#### [What is asked]
Reproduce exactly, with no pictures, each line from the opening of the material down through the line containing "from bokeh.resources import INLINE".

#### [Supplied material]
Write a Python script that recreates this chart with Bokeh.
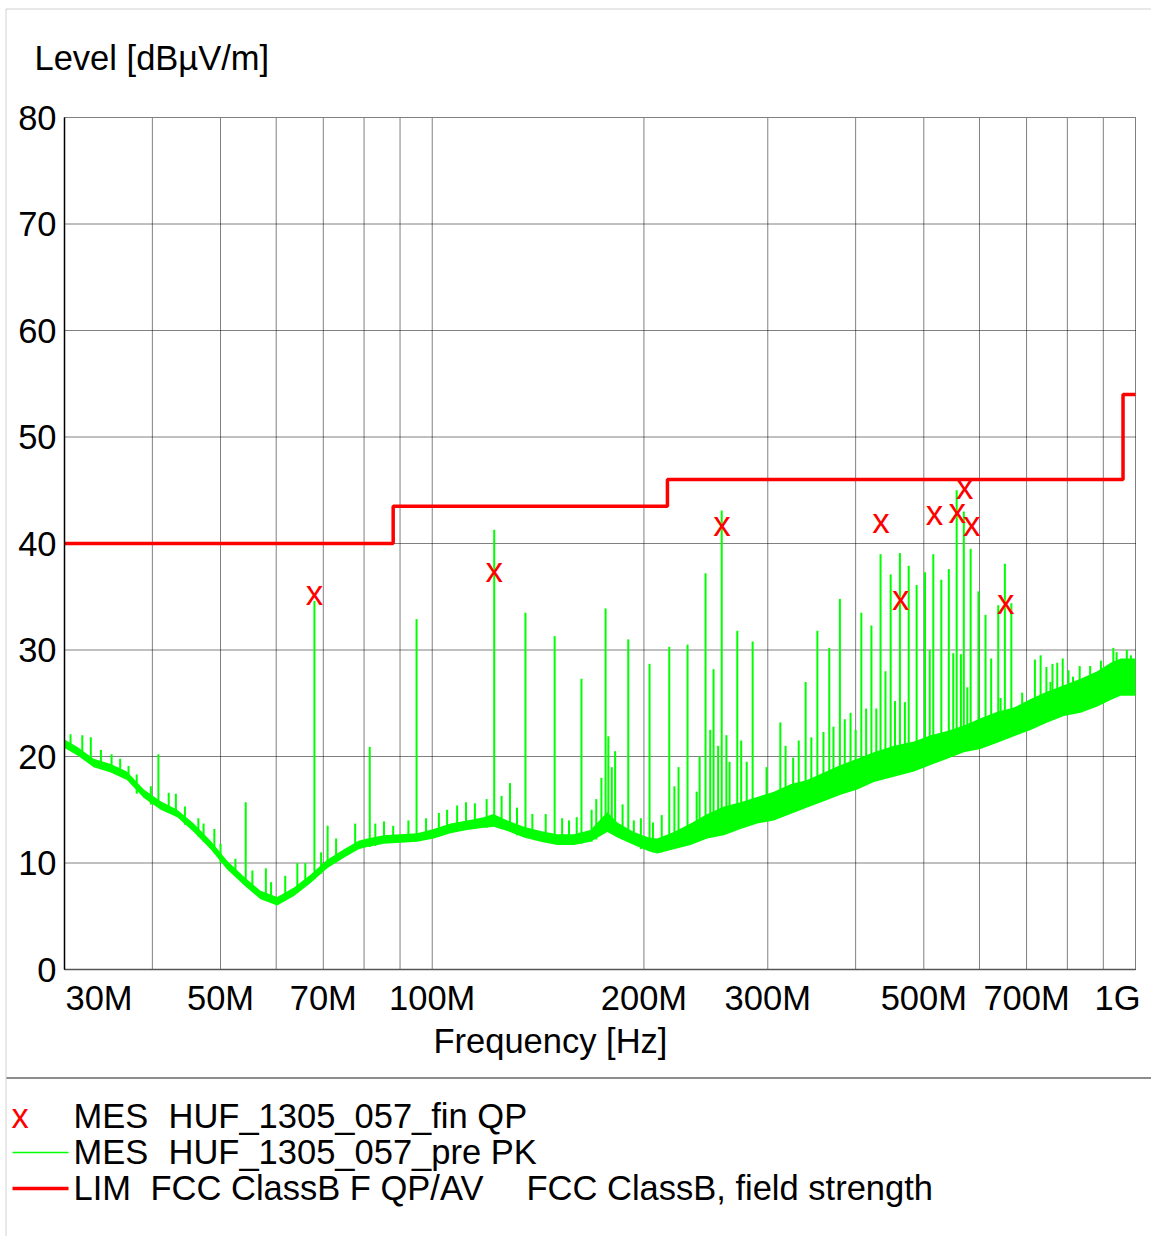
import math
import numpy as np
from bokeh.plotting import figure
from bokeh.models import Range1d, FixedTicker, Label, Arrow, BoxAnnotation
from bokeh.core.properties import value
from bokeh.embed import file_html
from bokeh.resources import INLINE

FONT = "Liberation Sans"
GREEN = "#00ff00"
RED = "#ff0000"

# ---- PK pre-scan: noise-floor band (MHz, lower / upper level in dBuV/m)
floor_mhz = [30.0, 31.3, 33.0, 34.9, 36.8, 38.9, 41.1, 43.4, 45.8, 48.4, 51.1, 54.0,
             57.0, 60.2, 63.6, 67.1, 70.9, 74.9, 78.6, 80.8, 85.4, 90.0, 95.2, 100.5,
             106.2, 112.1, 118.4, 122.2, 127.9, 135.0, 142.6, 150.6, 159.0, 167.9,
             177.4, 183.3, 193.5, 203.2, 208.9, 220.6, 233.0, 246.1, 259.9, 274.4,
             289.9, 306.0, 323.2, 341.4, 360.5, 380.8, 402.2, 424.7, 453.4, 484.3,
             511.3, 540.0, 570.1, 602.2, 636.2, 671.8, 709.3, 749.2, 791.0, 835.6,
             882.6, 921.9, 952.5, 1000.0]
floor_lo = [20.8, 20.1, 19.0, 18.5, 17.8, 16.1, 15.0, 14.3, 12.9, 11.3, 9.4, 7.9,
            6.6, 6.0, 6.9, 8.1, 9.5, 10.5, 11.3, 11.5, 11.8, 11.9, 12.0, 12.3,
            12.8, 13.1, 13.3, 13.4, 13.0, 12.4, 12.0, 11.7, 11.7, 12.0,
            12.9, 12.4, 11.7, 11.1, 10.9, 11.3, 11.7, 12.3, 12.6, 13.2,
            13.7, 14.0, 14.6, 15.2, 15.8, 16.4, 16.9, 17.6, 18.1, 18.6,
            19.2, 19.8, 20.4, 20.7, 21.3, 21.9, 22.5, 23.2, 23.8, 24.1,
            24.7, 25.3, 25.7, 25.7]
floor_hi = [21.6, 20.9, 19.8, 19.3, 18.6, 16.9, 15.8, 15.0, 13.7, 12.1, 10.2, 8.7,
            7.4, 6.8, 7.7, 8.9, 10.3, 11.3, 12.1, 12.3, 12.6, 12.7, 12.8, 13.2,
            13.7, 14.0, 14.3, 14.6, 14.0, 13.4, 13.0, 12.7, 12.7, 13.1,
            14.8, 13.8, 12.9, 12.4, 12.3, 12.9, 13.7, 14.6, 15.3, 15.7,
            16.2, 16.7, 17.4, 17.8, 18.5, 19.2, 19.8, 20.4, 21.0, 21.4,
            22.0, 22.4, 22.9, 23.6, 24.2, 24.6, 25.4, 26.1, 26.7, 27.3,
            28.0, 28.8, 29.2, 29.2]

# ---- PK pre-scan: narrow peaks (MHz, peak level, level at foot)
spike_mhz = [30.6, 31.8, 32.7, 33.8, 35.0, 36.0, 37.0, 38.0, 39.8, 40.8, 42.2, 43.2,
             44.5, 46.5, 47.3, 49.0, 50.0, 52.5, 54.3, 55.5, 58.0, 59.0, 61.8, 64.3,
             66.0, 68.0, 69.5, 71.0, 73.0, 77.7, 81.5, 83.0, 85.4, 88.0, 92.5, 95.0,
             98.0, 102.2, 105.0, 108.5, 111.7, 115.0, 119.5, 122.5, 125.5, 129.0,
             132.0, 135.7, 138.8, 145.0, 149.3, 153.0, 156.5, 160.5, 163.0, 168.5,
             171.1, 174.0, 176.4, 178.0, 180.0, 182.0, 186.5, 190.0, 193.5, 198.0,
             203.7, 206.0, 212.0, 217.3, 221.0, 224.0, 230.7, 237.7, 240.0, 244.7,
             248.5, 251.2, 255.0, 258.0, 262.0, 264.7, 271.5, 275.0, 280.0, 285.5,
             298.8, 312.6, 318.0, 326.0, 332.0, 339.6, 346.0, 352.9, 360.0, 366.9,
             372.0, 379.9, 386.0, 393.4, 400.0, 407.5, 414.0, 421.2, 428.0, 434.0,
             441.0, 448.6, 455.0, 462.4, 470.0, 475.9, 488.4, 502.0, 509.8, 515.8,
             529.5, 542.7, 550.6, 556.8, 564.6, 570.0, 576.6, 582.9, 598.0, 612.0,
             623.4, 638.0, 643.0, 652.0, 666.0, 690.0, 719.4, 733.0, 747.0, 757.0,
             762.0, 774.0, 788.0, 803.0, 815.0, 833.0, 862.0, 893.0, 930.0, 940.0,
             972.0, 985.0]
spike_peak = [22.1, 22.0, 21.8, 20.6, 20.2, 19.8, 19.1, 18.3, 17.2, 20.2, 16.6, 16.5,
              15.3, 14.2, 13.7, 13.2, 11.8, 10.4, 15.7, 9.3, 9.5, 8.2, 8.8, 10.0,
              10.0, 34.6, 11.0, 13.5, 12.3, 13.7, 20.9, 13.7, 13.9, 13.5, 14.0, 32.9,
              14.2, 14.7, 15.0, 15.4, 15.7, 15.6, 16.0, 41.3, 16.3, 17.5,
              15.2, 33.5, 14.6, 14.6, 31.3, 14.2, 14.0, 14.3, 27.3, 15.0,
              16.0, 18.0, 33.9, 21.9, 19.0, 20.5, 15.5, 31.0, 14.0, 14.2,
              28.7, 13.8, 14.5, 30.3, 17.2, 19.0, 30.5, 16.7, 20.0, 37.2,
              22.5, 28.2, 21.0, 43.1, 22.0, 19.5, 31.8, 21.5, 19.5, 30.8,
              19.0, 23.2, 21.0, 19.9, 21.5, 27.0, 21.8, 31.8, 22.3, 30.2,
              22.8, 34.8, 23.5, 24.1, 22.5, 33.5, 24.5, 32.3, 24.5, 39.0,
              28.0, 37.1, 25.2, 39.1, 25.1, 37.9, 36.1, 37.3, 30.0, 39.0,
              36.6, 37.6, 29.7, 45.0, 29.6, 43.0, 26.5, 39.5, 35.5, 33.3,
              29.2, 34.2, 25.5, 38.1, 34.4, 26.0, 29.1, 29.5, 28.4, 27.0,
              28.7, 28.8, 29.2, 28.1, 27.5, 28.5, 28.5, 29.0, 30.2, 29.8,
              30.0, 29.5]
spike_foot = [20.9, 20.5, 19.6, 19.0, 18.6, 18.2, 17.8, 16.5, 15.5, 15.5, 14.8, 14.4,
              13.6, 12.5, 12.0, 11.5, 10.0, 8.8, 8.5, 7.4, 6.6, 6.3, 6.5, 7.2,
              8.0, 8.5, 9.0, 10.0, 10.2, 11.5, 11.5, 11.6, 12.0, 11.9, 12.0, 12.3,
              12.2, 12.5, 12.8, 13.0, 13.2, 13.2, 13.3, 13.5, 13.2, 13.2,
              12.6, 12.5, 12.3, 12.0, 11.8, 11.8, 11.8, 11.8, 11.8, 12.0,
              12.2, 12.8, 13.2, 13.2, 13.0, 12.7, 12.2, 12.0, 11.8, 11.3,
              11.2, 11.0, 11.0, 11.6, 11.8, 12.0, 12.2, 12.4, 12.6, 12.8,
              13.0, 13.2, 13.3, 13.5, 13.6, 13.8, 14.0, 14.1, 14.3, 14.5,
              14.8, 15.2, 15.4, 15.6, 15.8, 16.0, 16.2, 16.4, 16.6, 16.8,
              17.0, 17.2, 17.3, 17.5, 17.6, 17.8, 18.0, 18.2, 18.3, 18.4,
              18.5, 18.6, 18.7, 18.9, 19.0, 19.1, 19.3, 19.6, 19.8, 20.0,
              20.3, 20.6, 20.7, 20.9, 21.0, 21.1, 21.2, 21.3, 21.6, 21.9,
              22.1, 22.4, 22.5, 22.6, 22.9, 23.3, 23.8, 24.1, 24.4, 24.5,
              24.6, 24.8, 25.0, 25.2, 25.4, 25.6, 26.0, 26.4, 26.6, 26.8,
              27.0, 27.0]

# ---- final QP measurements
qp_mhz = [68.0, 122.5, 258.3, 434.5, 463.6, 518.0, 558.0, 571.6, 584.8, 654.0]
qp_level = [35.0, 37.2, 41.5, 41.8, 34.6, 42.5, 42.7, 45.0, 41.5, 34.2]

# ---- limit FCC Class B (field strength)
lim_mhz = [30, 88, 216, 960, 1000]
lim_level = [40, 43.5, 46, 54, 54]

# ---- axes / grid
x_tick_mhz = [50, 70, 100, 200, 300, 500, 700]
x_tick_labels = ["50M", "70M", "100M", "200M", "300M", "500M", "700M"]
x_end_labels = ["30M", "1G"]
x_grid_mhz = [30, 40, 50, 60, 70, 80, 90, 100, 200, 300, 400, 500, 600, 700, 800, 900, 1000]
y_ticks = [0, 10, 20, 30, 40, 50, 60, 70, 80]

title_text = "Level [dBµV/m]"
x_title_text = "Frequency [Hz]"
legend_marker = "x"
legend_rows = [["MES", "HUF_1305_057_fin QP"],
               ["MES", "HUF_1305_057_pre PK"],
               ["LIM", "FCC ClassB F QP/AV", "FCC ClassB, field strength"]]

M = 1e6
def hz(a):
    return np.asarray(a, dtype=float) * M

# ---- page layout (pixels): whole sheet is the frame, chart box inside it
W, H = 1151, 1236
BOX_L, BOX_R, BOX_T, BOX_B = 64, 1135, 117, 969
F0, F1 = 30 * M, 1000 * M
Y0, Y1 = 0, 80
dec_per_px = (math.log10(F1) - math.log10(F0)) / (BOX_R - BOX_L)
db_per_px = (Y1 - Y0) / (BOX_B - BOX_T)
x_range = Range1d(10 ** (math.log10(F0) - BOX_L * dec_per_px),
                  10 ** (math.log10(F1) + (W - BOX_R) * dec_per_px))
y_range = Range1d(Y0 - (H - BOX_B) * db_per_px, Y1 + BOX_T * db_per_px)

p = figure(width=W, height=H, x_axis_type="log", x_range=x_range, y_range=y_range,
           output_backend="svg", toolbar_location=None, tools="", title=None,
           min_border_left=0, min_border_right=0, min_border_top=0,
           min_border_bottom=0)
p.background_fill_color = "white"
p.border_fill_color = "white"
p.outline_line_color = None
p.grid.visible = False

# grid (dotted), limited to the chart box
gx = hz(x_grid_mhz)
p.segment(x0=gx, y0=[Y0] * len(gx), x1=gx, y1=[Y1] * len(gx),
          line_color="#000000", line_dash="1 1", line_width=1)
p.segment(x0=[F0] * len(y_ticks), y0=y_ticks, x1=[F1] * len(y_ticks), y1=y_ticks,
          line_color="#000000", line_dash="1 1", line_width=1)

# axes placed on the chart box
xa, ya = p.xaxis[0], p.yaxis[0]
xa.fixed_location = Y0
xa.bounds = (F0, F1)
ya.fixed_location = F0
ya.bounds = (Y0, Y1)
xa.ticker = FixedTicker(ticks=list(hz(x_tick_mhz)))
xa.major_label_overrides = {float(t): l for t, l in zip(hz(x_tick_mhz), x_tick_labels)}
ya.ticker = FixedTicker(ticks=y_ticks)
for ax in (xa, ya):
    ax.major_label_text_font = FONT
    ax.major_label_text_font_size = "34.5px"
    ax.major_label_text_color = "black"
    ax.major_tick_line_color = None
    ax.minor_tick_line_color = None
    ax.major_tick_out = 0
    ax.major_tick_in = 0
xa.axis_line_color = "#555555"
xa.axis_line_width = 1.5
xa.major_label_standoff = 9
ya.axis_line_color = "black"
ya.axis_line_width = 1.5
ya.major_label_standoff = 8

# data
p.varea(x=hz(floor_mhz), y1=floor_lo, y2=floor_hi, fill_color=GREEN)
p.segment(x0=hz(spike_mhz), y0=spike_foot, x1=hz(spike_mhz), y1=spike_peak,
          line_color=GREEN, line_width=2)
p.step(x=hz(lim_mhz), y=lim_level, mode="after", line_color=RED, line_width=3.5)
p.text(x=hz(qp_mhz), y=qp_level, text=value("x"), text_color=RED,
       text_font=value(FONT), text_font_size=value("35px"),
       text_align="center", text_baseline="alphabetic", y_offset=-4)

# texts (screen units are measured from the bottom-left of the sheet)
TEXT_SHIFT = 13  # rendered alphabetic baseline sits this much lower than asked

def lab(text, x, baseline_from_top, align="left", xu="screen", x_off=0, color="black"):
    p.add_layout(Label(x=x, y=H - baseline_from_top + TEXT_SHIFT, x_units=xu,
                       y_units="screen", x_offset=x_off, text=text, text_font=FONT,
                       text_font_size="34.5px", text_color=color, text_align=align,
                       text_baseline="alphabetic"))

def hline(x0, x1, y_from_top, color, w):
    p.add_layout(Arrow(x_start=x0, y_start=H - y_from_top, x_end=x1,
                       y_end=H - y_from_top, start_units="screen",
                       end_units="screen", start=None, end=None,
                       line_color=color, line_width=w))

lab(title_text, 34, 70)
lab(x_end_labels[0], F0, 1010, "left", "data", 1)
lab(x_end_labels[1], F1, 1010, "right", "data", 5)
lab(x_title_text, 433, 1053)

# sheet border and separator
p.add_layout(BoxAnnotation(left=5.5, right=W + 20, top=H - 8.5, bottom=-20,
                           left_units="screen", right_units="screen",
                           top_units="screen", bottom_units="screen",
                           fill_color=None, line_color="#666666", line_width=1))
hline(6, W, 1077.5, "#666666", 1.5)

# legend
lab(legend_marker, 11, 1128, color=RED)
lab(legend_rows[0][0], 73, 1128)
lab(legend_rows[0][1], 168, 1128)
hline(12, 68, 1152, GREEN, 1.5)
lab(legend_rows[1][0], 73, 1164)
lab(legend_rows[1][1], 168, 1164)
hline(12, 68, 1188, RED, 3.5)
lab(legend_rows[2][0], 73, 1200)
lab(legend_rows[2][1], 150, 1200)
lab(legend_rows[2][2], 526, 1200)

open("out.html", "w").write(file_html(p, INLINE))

#### [Result of this exercise]
Write a Python script that recreates this chart with Bokeh.
import math
import numpy as np
from bokeh.plotting import figure
from bokeh.models import Range1d, FixedTicker, Label, Arrow, BoxAnnotation
from bokeh.core.properties import value
from bokeh.embed import file_html
from bokeh.resources import INLINE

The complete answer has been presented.